Tapi, itulah keistimewaan beliau yang tidak pernah menunjukkan
keistimewaan dan karomah-karomahnya kepada sesamanya.
III.
Masa Dewasa
a.
Pernikahan
Ketika
berusia 27 tahun dan hampir menguasai seluruh ilmu ayahnya, beliau
semakin tampak dewasa dan matang. Tidaklah heran jika banyak gadis yang
mengidamkan beliau.

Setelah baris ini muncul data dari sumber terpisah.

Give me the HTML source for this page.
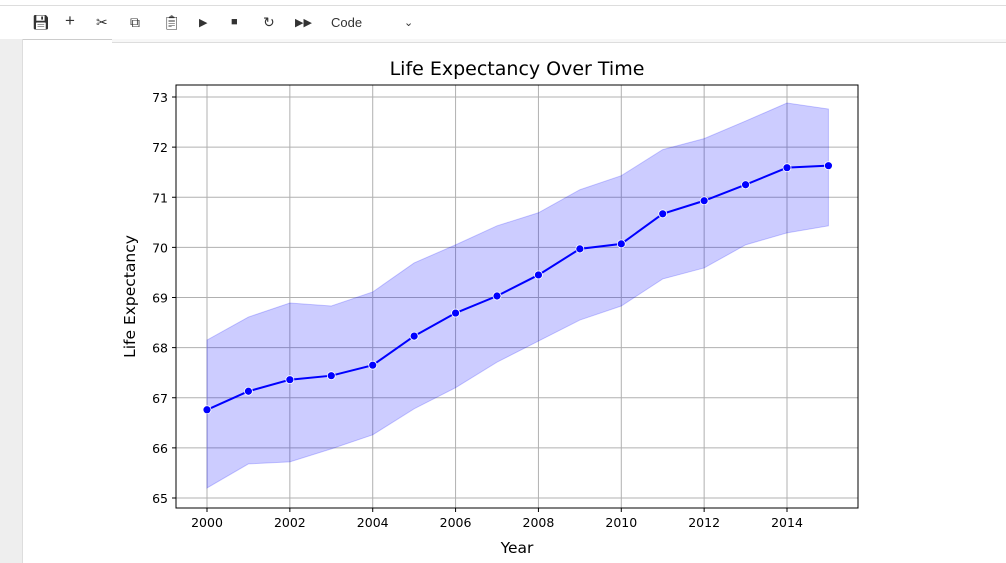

Karena disamping beliau dikenal sebagai putra kyai
yang masyur dan makbul doanya, beliau adalah sosok pemuda alim berwajah
tampan nan rupawan bagaikan rembulan.
Namun
dari sekian gadis, pitri-putri yang mendambakan dipersunting beliau,
akhirnya pilihannya jatuh pada gadis bernama Shofiyah yang baru berusia
16 tahun putri K. Moh. Hamzah dengan Umi Kulsum, buyut KH. Mansyur
pendiri kota Tulung Agung yang mendapat tanah perdikan dari
Sultan Hamengkubuwono II karena telah berhasil mengeringkan sumber
Tulung Agung dan kini menjadi alun-alun kota Tulung Agung.
Semula,
beliau dijodohkan dengan sepupunya sendiri yaitu “Nyai Zainap” putri KH.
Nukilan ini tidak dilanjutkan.